What This Means for Property Buyers and Investors
For anyone considering entering the property market or expanding a portfolio, the Savills data carries important implications.
- First-time buyers seeking affordable entry points without sacrificing quality of life should look seriously at Northern cities, where average prices remain accessible relative to earnings and where price growth momentum is strong.
- Buy-to-let investors will find that Northern cities continue to offer rental yields that substantially outperform those typically available in London, where high purchase prices compress returns. Growing tenant demand in cities like Manchester and Leeds supports these returns.
- Equity-rich Southern movers relocating to the North are well-positioned to buy larger, higher-quality homes than their London budgets would have permitted, often mortgage-free or with significantly reduced borrowing.
- Long-term investors tracking capital growth should note that markets which are gaining momentum, as Northern England demonstrably is, often have more runway ahead of them than markets that have already experienced decades of price appreciation.
Is London's Property Market in Decline?
It would be an overstatement to characterise this data as evidence of London's property market declining. The capital remains one of the most globally sought-after real estate markets and will continue to attract significant demand from domestic and international buyers alike. What the data does reflect is a relative rebalancing — a normalisation of sorts after years in which London's dominance was so pronounced that it distorted the national picture entirely.

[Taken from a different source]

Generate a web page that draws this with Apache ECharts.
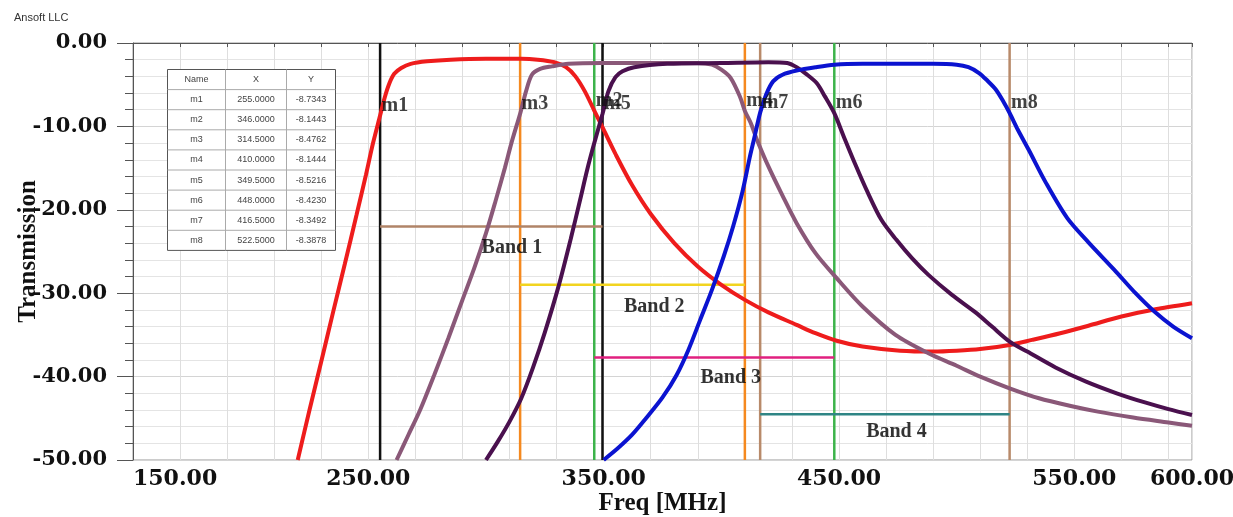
<!DOCTYPE html>
<html><head><meta charset="utf-8">
<script src="https://cdn.jsdelivr.net/npm/echarts@6/dist/echarts.min.js"></script>
<style>html,body{margin:0;padding:0;background:#fff}#c{width:1233px;height:517px}</style>
</head><body><div id="c"></div><script>
// ---- data ----
const xTickLabels = [150, 250, 350, 450, 550, 600];
const redCurve = [[220,-50],[225,-44],[230,-38.2],[235,-32.3],[240,-26.5],[245,-20.6],[249,-15.8],[252,-12],[255,-8.7],[257,-6.5],[259,-4.8],[261,-3.7],[264,-3.0],[268,-2.5],[275,-2.2],[285,-2.0],[300,-1.9],[315,-1.9],[322,-2.0],[329,-2.3],[334,-2.9],[338,-4.0],[342,-5.8],[346,-8.1],[350,-10.4],[355,-13.3],[362,-17],[370,-20.5],[380,-24],[390,-26.8],[400,-29],[410,-30.8],[420,-32.3],[432,-33.8],[440,-34.8],[449,-35.7],[460,-36.4],[476,-36.9],[490,-37.0],[500,-36.9],[510,-36.7],[522.5,-36.2],[532,-35.6],[544,-34.8],[556,-33.9],[570,-32.8],[585,-31.9],[600,-31.2]];
const mauveCurve = [[262,-50],[267,-47],[272,-44],[278,-39.8],[284,-35.4],[290,-30.8],[295,-27],[300,-22.8],[304,-19],[308,-15],[311,-11.8],[314.5,-8.48],[317,-5.8],[319.5,-3.8],[323,-3.1],[328,-2.8],[335,-2.5],[349,-2.4],[370,-2.4],[390,-2.4],[396,-2.6],[400,-3.2],[404,-4.2],[408,-6.5],[410,-8.14],[412.5,-9.6],[415,-11.5],[420,-14.8],[426,-18.3],[432,-21.6],[440,-25.2],[449,-28.2],[460,-31.6],[474,-35],[488,-37.2],[500,-38.7],[510,-40],[522.5,-41.4],[535,-42.6],[548,-43.5],[560,-44.2],[575,-44.9],[590,-45.5],[600,-45.9]];
const purpleCurve = [[300,-50],[305,-47.8],[310,-45.4],[315,-42.6],[320,-38.9],[325,-34.7],[331,-29],[336,-23.5],[340,-18.8],[343,-15.2],[346,-12],[349.5,-8.52],[352,-5.8],[355,-4.1],[358,-3.4],[363,-2.9],[377,-2.5],[400,-2.4],[420,-2.3],[428,-2.4],[432,-2.9],[436,-3.7],[440.5,-4.8],[444,-6.4],[448,-8.42],[452,-11.2],[457,-14.6],[462,-17.8],[468,-21.2],[474.4,-23.6],[481,-25.8],[488,-27.8],[498,-30.2],[508,-32.3],[515,-34],[522.5,-35.8],[530,-37.0],[542,-38.9],[555,-40.6],[568,-42],[580,-43.1],[590,-43.9],[600,-44.6]];
const blueCurve = [[350,-50],[356,-48.6],[362,-47],[368,-45],[375,-42.5],[381,-39.8],[386,-36.8],[391,-33.2],[396,-29.6],[401,-25.6],[405,-22],[409,-17.8],[412,-13.8],[414,-11.4],[416.5,-8.35],[419,-6.2],[422,-4.6],[426,-3.8],[432,-3.3],[440,-2.9],[448,-2.6],[460,-2.5],[475,-2.5],[490,-2.5],[500,-2.6],[505,-2.9],[509.5,-3.6],[513,-4.5],[516.7,-5.6],[520,-7.1],[522.5,-8.39],[526,-10.4],[530.6,-12.8],[538,-16.8],[547,-21],[556,-23.9],[567,-27.2],[576,-30],[584,-32.2],[592,-34],[600,-35.4]];
const markerNames = ['m1','m2','m3','m4','m5','m6','m7','m8'];
const markerX = [255, 346, 314.5, 410, 349.5, 448, 416.5, 522.5];
const markerY = [-8.7343, -8.1443, -8.4762, -8.1444, -8.5216, -8.4230, -8.3492, -8.3878];
const bandNames = ['Band 1','Band 2','Band 3','Band 4'];
const bandStart = [255, 314.5, 346, 416.5];
const bandEnd = [349.5, 410, 448, 522.5];
const bandLevel = [-22, -29, -37.7, -44.5];
const bandLabelX = [311, 371.5, 404, 474.4];
const bandLabelY = [-24.5, -31.6, -40.2, -46.6];
const yMin = -50, yMax = 0;

// ---- styles ----
const curveColors = ['#ee1c1c', '#8a5878', '#4a104e', '#0b13d0'];
const markerColors = ['#111111','#3cb34a','#f5891f','#f5891f','#111111','#3cb34a','#b88a6a','#b88a6a'];
const bandColors = ['#b08468','#f2d41f','#e0207f','#2f8585'];
const serif = 'Liberation Serif, Times New Roman, serif';
const wideSerif = 'DejaVu Serif, serif';

const series = [];
markerX.forEach((x, i) => {
  series.push({type:'line', data:[[x, yMax],[x, yMin]], symbol:'none', silent:true, z:2,
    lineStyle:{color:markerColors[i], width:2.5}});
});
bandStart.forEach((s, i) => {
  series.push({type:'line', data:[[s, bandLevel[i]],[bandEnd[i], bandLevel[i]]], symbol:'none', silent:true, z:2,
    lineStyle:{color:bandColors[i], width:2.5}});
});
[redCurve, mauveCurve, purpleCurve, blueCurve].forEach((d, i) => {
  series.push({type:'line', data:d, symbol:'none', smooth:0.3, z:3,
    lineStyle:{color:curveColors[i], width:4}});
});
series.push({type:'scatter', z:5, symbolSize:1, itemStyle:{color:'rgba(0,0,0,0)'}, silent:true,
  data: markerX.map((x, i) => [x, markerY[i], markerNames[i]]),
  label:{show:true, position:'right', distance:1, offset:[0,-10], formatter:p => p.data[2],
    fontFamily:serif, fontWeight:'bold', fontSize:20, color:'#111'}});
series.push({type:'scatter', z:5, symbolSize:1, itemStyle:{color:'rgba(0,0,0,0)'}, silent:true,
  data: bandLabelX.map((x, i) => [x, bandLabelY[i], bandNames[i]]),
  label:{show:true, position:'inside', formatter:p => p.data[2],
    fontFamily:serif, fontWeight:'bold', fontSize:20, color:'#000'}});

// table
const colW = [58, 61, 49], rowH = 20.1;
const tw = colW[0] + colW[1] + colW[2], th = rowH * (markerNames.length + 1);
const tChildren = [{type:'rect', z:100, shape:{x:0, y:0, width:tw, height:th}, style:{fill:'#fff', stroke:'#555', lineWidth:1}}];
for (let r = 1; r <= markerNames.length; r++) {
  tChildren.push({type:'line', z:101, shape:{x1:0, y1:r*rowH, x2:tw, y2:r*rowH}, style:{stroke:'#aaa', lineWidth:1}});
}
tChildren.push({type:'line', z:101, shape:{x1:colW[0], y1:0, x2:colW[0], y2:th}, style:{stroke:'#aaa', lineWidth:1}});
tChildren.push({type:'line', z:101, shape:{x1:colW[0]+colW[1], y1:0, x2:colW[0]+colW[1], y2:th}, style:{stroke:'#aaa', lineWidth:1}});
const rows = [['Name','X','Y']].concat(markerNames.map((n, i) => [n, markerX[i].toFixed(4), markerY[i].toFixed(4)]));
const colC = [colW[0]/2, colW[0]+colW[1]/2, colW[0]+colW[1]+colW[2]/2];
rows.forEach((row, r) => row.forEach((t, c) => {
  tChildren.push({type:'text', z:102, style:{text:t, x:colC[c], y:r*rowH + rowH/2, align:'center', verticalAlign:'middle',
    font:'9px Arial, Liberation Sans, sans-serif', fill:'#444'}});
}));

const chart = echarts.init(document.getElementById('c'));
chart.setOption({
  animation:false,
  backgroundColor:'#fff',
  title:{text:'Ansoft LLC', left:9, top:7, textStyle:{fontFamily:'Arial, Liberation Sans, sans-serif', fontWeight:'normal', fontSize:11, color:'#333'}},
  grid:{left:133, right:41, top:43, bottom:57, show:true, borderColor:'#999', borderWidth:1, containLabel:false, outerBoundsMode:'none'},
  xAxis:{type:'value', min:150, max:600, interval:20,
    axisLine:{show:true, lineStyle:{color:'#555', width:1}},
    axisTick:{show:true, length:4, lineStyle:{color:'#555'}},
    axisLabel:{formatter:v => xTickLabels.some(t => Math.abs(t - v) < 1e-6) ? v.toFixed(2) : '',
      showMinLabel:true, showMaxLabel:true, hideOverlap:false, margin:8, alignMinLabel:'left',
      fontFamily:wideSerif, fontWeight:'bold', fontSize:22, color:'#111'},
    splitLine:{show:true, lineStyle:{color:'#dedede', width:1}},
    name:'Freq [MHz]', nameLocation:'middle', nameGap:31, nameMoveOverlap:false,
    nameTextStyle:{fontFamily:serif, fontWeight:'bold', fontSize:25, color:'#111'}},
  yAxis:{type:'value', min:yMin, max:yMax, interval:10,
    axisLine:{show:true, lineStyle:{color:'#555', width:1}},
    axisTick:{show:true, length:16, lineStyle:{color:'#555'}},
    minorTick:{show:true, splitNumber:5, length:8, lineStyle:{color:'#555'}},
    minorSplitLine:{show:true, lineStyle:{color:'#e4e4e4'}},
    splitLine:{show:true, lineStyle:{color:'#d4d4d4'}},
    axisLabel:{formatter:v => v.toFixed(2), margin:26, fontFamily:wideSerif, fontWeight:'bold', fontSize:21, color:'#111'},
    name:'Transmission', nameLocation:'middle', nameRotate:90, nameGap:92, nameMoveOverlap:false,
    nameTextStyle:{fontFamily:serif, fontWeight:'bold', fontSize:25, color:'#111'}},
  graphic:[{type:'group', left:165, top:67, z:100, children:tChildren}],
  series: series
});
</script></body></html>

London's transaction value falling marginally behind the North is better understood as the North rising than as London falling. Both narratives matter, but conflating them risks missing the more important story about where growth, opportunity, and momentum are currently concentrated.
A New Chapter for the UK Property Market
The Savills research confirming that Northern England's property sales have surpassed London's for the first time in over 20 years is a defining moment. It marks a structural shift in the UK housing market rather than a temporary blip, driven by affordability dynamics, demographic change, evolving work patterns, and sustained investment in Northern cities and infrastructure.
For buyers, sellers, and investors, the message is clear: the North is no longer the underdog of the UK property market. It has arrived at the top of the table, and there are compelling reasons to believe it intends to stay there.